** START OF Exercise materials **
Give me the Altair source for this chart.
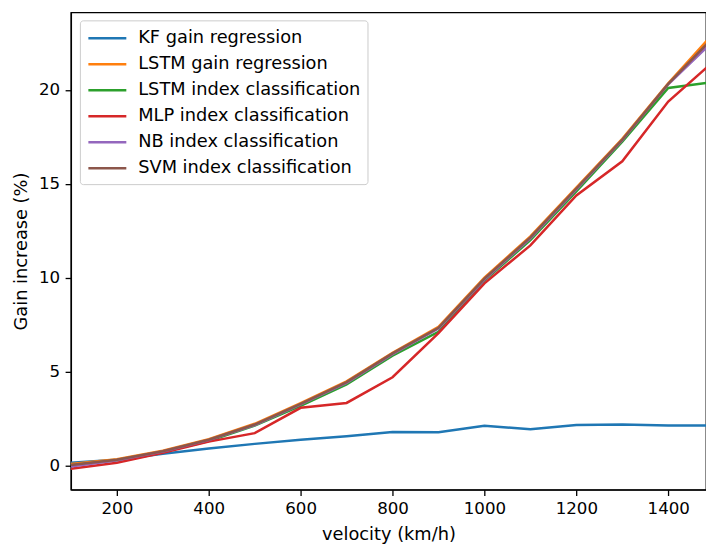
import altair as alt
import pandas as pd

velocity = [100, 200, 300, 400, 500, 600, 700, 800, 900, 1000, 1100, 1200, 1300, 1400, 1500]
kf_gain = [0.15, 0.30, 0.62, 0.90, 1.15, 1.37, 1.55, 1.78, 1.77, 2.12, 1.93, 2.15, 2.18, 2.13, 2.13]
lstm_gain = [0.08, 0.33, 0.78, 1.40, 2.22, 3.32, 4.48, 6.00, 7.38, 10.00, 12.20, 14.80, 17.40, 20.35, 23.05]
lstm_index = [0.00, 0.28, 0.72, 1.30, 2.12, 3.18, 4.32, 5.85, 7.12, 9.85, 12.00, 14.60, 17.25, 20.10, 20.43]
mlp_index = [-0.18, 0.15, 0.67, 1.27, 1.72, 3.07, 3.33, 4.70, 7.05, 9.70, 11.72, 14.38, 16.20, 19.38, 21.55]
nb_index = [-0.05, 0.28, 0.74, 1.35, 2.15, 3.25, 4.40, 5.93, 7.30, 9.90, 12.10, 14.70, 17.32, 20.30, 22.65]
svm_index = [0.02, 0.30, 0.76, 1.37, 2.18, 3.28, 4.44, 5.97, 7.33, 9.95, 12.15, 14.75, 17.35, 20.32, 22.85]

series_names = ["KF gain regression", "LSTM gain regression", "LSTM index classification",
                "MLP index classification", "NB index classification", "SVM index classification"]
series_values = [kf_gain, lstm_gain, lstm_index, mlp_index, nb_index, svm_index]
colors = ["#1f77b4", "#ff7f0e", "#2ca02c", "#d62728", "#9467bd", "#8c564b"]
x_ticks = [200, 400, 600, 800, 1000, 1200, 1400]
y_ticks = [0, 5, 10, 15, 20]

rows = []
for i, (name, vals) in enumerate(zip(series_names, series_values)):
    for v, g in zip(velocity, vals):
        rows.append({"velocity": v, "gain": g, "series": name, "order": i})
df = pd.DataFrame(rows)

FONT = "DejaVu Sans"
FS = 16.7
FS_TEXT = 17.8

chart = alt.Chart(df).mark_line(strokeWidth=2.5, clip=True).encode(
    x=alt.X("velocity:Q",
            scale=alt.Scale(domain=[100, 1482.2], nice=False, zero=False),
            axis=alt.Axis(title="velocity (km/h)", values=x_ticks, grid=False, format="d",
                          labelFlush=False, labelOverlap=False)),
    y=alt.Y("gain:Q",
            scale=alt.Scale(domain=[-1.29, 24.13], nice=False, zero=False),
            axis=alt.Axis(title="Gain increase (%)", values=y_ticks, grid=False, format="d",
                          labelFlush=False, labelOverlap=False)),
    color=alt.Color("series:N",
                    scale=alt.Scale(domain=series_names, range=colors),
                    legend=alt.Legend(title=None, orient="none", legendX=9, legendY=8,
                                      symbolType="M-1,0L3,0", symbolSize=361,
                                      symbolStrokeWidth=2.5, labelFontSize=FS_TEXT,
                                      labelFont=FONT, labelColor="black", labelLimit=500,
                                      fillColor="rgba(255,255,255,0.8)",
                                      strokeColor="#cccccc", cornerRadius=3,
                                      padding=7, rowPadding=6, labelOffset=29.4)),
    order=alt.Order("order:Q"),
    detail="series:N",
).properties(
    width=636, height=478,
    padding={"left": 71, "top": 12, "right": 0, "bottom": 56},
    autosize=alt.AutoSizeParams(type="none"),
).configure_view(
    stroke="black", strokeWidth=1.3
).configure_axis(
    labelFont=FONT, titleFont=FONT, labelFontSize=FS, titleFontSize=FS_TEXT,
    labelColor="black", titleColor="black", titleFontWeight="normal",
    domainColor="black", domainWidth=1.3, tickColor="black", tickWidth=1.3,
    tickSize=5.8, labelPadding=5.5
).configure_axisX(
    titlePadding=8
).configure_axisY(
    titlePadding=8
)

chart.save("out.html", embed_options={"renderer": "svg", "actions": False})
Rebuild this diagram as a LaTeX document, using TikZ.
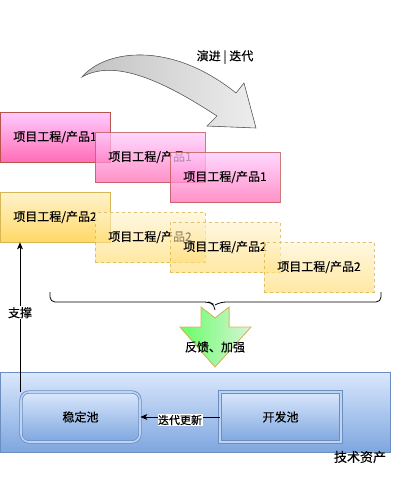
\documentclass[tikz,border=0pt]{standalone}
\usepackage{fontspec}
\setmainfont{Noto Sans CJK SC}[FakeBold=0.3]
\usetikzlibrary{arrows.meta, positioning}
\definecolor{pinkTop}{HTML}{FFCCFF}
\definecolor{pinkBot}{HTML}{FF6DB6}
\definecolor{pinkLine}{HTML}{B85450}
\definecolor{yellowTop}{HTML}{FFF2CC}
\definecolor{yellowBot}{HTML}{FFD966}
\definecolor{yellowLine}{HTML}{D6B656}
\definecolor{blueTop}{HTML}{DAE8FC}
\definecolor{blueBot}{HTML}{7EA6E0}
\definecolor{blueLine}{HTML}{6C8EBF}
\definecolor{greenL}{HTML}{66FF66}
\definecolor{greenR}{HTML}{D8F3D8}

\begin{document}
\begin{tikzpicture}[x=1pt, y=-1pt, >={Stealth[length=7pt,width=6pt,inset=2pt]}, font=\fontsize{12pt}{14pt}\selectfont]
    \tikzstyle{box}=[rectangle, minimum width=110pt, minimum height=50pt, inner sep=0pt, line width=0.8pt, text opacity=1]
    \tikzstyle{prod one}=[box, draw=pinkLine, top color=pinkTop, bottom color=pinkBot]
    \tikzstyle{prod two}=[box, draw=yellowLine, top color=yellowTop, bottom color=yellowBot]
    \tikzstyle{pool}=[rectangle, minimum height=50pt, draw=blueLine, line width=0.8pt, double=blueTop!70!blueBot, double distance=1.6pt, top color=blueTop, bottom color=blueBot]
    \tikzstyle{assets}=[rectangle, minimum width=390pt, minimum height=80pt, draw=blueLine, line width=0.8pt, top color=blueTop, bottom color=blueBot]

    \useasboundingbox (0,0) rectangle (411,483);

    % evolution arrow
    \filldraw[draw=black!60, line width=0.6pt, left color=black!24, right color=black!7]
        (82,77) .. controls (105,50) and (170,40) .. (236,93) -- (244,83) -- (256,128)
        -- (207,126) -- (217,116) .. controls (165,82) and (115,58) .. (82,77) -- cycle;
    \node (evo) at (225,57) {演进 | 迭代};

	\foreach \cx/\cy/\op [count=\i] in {55/137/1, 150/157/.75, 225/177/.75}{
		\node[prod one, fill opacity=\op, draw opacity=\op] (P-\i) at (\cx,\cy) {项目工程/产品1};
	}

	\node[prod two] (Y-1) at (55,217) {项目工程/产品2};
	\foreach \cx/\cy [count=\i from 2] in {150/237, 225/247, 319/267}{
		\node[prod two, dashed, fill opacity=.6, draw opacity=.8] (Y-\i) at (\cx,\cy) {项目工程/产品2};
	}

    % brace
    \draw[line width=0.8pt, rounded corners=5pt] (50,292) |- (209,302) -- (215,305) -- (215,310);
    \draw[line width=0.8pt, rounded corners=5pt] (381,292) |- (221,302) -- (215,305);

    \filldraw[draw=yellowLine, line width=0.8pt, left color=greenL, right color=greenR]
        (201,307) -- (215,318) -- (229,307) -- (229,327) -- (251,327) -- (215,367)
        -- (180,327) -- (201,327) -- cycle;
    \node (feedback) at (215,347) {反馈、加强};

	\node[assets] (tech) at (195,412) {};
	\node[font=\fontsize{13pt}{15pt}\selectfont] (techname) at (360,457) {技术资产};

	\node[pool, rounded corners=8pt, minimum width=119pt] (stable) at (80.5,417) {稳定池};
	\node[pool, minimum width=121pt] (dev) at (280.5,417) {开发池};

	\path[->, draw, line width=0.8pt] (dev) -- node[fill=white, inner sep=0.5pt, yshift=-3pt, font=\fontsize{11pt}{13pt}\selectfont] (upd) {迭代更新} (stable);

	\coordinate (base) at (20,392);
	\path[->, draw, line width=0.8pt] (base) -- node[fill=white, inner sep=1pt, pos=.53] (sup) {支撑} (base |- Y-1.south);
\end{tikzpicture}
\end{document}
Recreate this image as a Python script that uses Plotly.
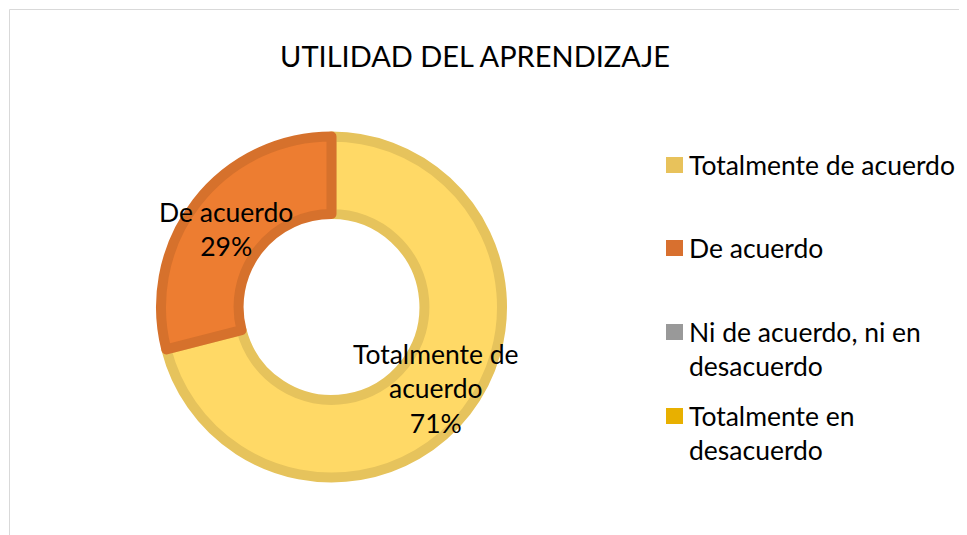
import plotly.graph_objects as go

# ---- data ----
categories = ["Totalmente de acuerdo", "De acuerdo",
              "Ni de acuerdo, ni en desacuerdo", "Totalmente en desacuerdo"]
values = [71, 29, 0, 0]
label_wrapped = ["Totalmente de<br>acuerdo", "De acuerdo",
                 "Ni de acuerdo, ni en<br>desacuerdo", "Totalmente en<br>desacuerdo"]
legend_wrapped = ["Totalmente de acuerdo", "De acuerdo",
                  "Ni de acuerdo, ni en<br>desacuerdo", "Totalmente en<br>desacuerdo"]
title_text = "UTILIDAD DEL APRENDIZAJE"

# ---- styles ----
OFF = 8  # default page body margin
W, H = 967 - OFF, 535 - OFF
FONT = "Lato"
fill_colors = ["#FFD966", "#ED7D31", "#A5A5A5", "#FFC000"]
line_colors = ["#E6C35C", "#D6712C", "#959595", "#E6AD00"]
legend_colors = ["#E8C25B", "#D8702F", "#999999", "#E8B000"]

def px(x):
    return (x - OFF) / W

def py(y):
    return 1 - (y - OFF) / H

cx, cy, r = 331.5, 307, 170.5

fig = go.Figure()
fig.add_trace(go.Pie(
    labels=categories, values=values, hole=0.545, sort=False,
    direction="clockwise", rotation=0,
    marker=dict(colors=fill_colors,
                line=dict(color=line_colors, width=[10 if v > 0 else 0 for v in values])),
    textinfo="none", hoverinfo="label+percent", showlegend=False,
    domain=dict(x=[px(cx - r), px(cx + r)], y=[py(cy + r), py(cy - r)]),
))

total = sum(values)
annotations = []
label_pos = {0: (436, 388), 1: (226, 229)}
for i, (lab, v) in enumerate(zip(label_wrapped, values)):
    if v <= 0:
        continue
    x, y = label_pos[i]
    annotations.append(dict(
        x=px(x), y=py(y), xref="paper", yref="paper", xanchor="center", yanchor="middle",
        text=f"{lab}<br>{round(100 * v / total)}%", showarrow=False,
        font=dict(family=FONT, size=26.5, color="#000000"), align="center"))

# legend (manual)
legend_y = [165, 248, 348.5, 433]
shapes = [dict(type="rect", xref="paper", yref="paper",
               x0=px(9.5), x1=px(1100), y0=py(9.5), y1=py(700),
               line=dict(color="#D9D9D9", width=1), fillcolor="rgba(0,0,0,0)")]
sq_centers = [165, 248, 332, 416]
for name, col, ty, sy in zip(legend_wrapped, legend_colors, legend_y, sq_centers):
    shapes.append(dict(type="rect", xref="paper", yref="paper",
                       x0=px(666), x1=px(683), y0=py(sy + 8), y1=py(sy - 8),
                       line=dict(width=0), fillcolor=col))
    annotations.append(dict(
        x=px(687), y=py(ty), xref="paper", yref="paper", xanchor="left", yanchor="middle",
        text=name, showarrow=False, align="left",
        font=dict(family=FONT, size=26.5, color="#000000")))

fig.update_layout(
    width=W, height=H, margin=dict(l=0, r=0, t=0, b=0),
    paper_bgcolor="white", plot_bgcolor="white",
    title=dict(text=title_text, x=px(475), xref="paper", xanchor="center",
               y=py(57), yref="paper", yanchor="middle",
               font=dict(family=FONT, size=29, color="#000000")),
    annotations=annotations, shapes=shapes,
)

fig.write_html("out.html")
** END OF Exercise materials **
Aim of the exercise - Set down again, exactly, the lines of the material above from its first line to the one with "17.35, 20.32, 22.85]", inclusive. Leave the pictures out.

The reply -
Give me the Altair source for this chart.
import altair as alt
import pandas as pd

velocity = [100, 200, 300, 400, 500, 600, 700, 800, 900, 1000, 1100, 1200, 1300, 1400, 1500]
kf_gain = [0.15, 0.30, 0.62, 0.90, 1.15, 1.37, 1.55, 1.78, 1.77, 2.12, 1.93, 2.15, 2.18, 2.13, 2.13]
lstm_gain = [0.08, 0.33, 0.78, 1.40, 2.22, 3.32, 4.48, 6.00, 7.38, 10.00, 12.20, 14.80, 17.40, 20.35, 23.05]
lstm_index = [0.00, 0.28, 0.72, 1.30, 2.12, 3.18, 4.32, 5.85, 7.12, 9.85, 12.00, 14.60, 17.25, 20.10, 20.43]
mlp_index = [-0.18, 0.15, 0.67, 1.27, 1.72, 3.07, 3.33, 4.70, 7.05, 9.70, 11.72, 14.38, 16.20, 19.38, 21.55]
nb_index = [-0.05, 0.28, 0.74, 1.35, 2.15, 3.25, 4.40, 5.93, 7.30, 9.90, 12.10, 14.70, 17.32, 20.30, 22.65]
svm_index = [0.02, 0.30, 0.76, 1.37, 2.18, 3.28, 4.44, 5.97, 7.33, 9.95, 12.15, 14.75, 17.35, 20.32, 22.85]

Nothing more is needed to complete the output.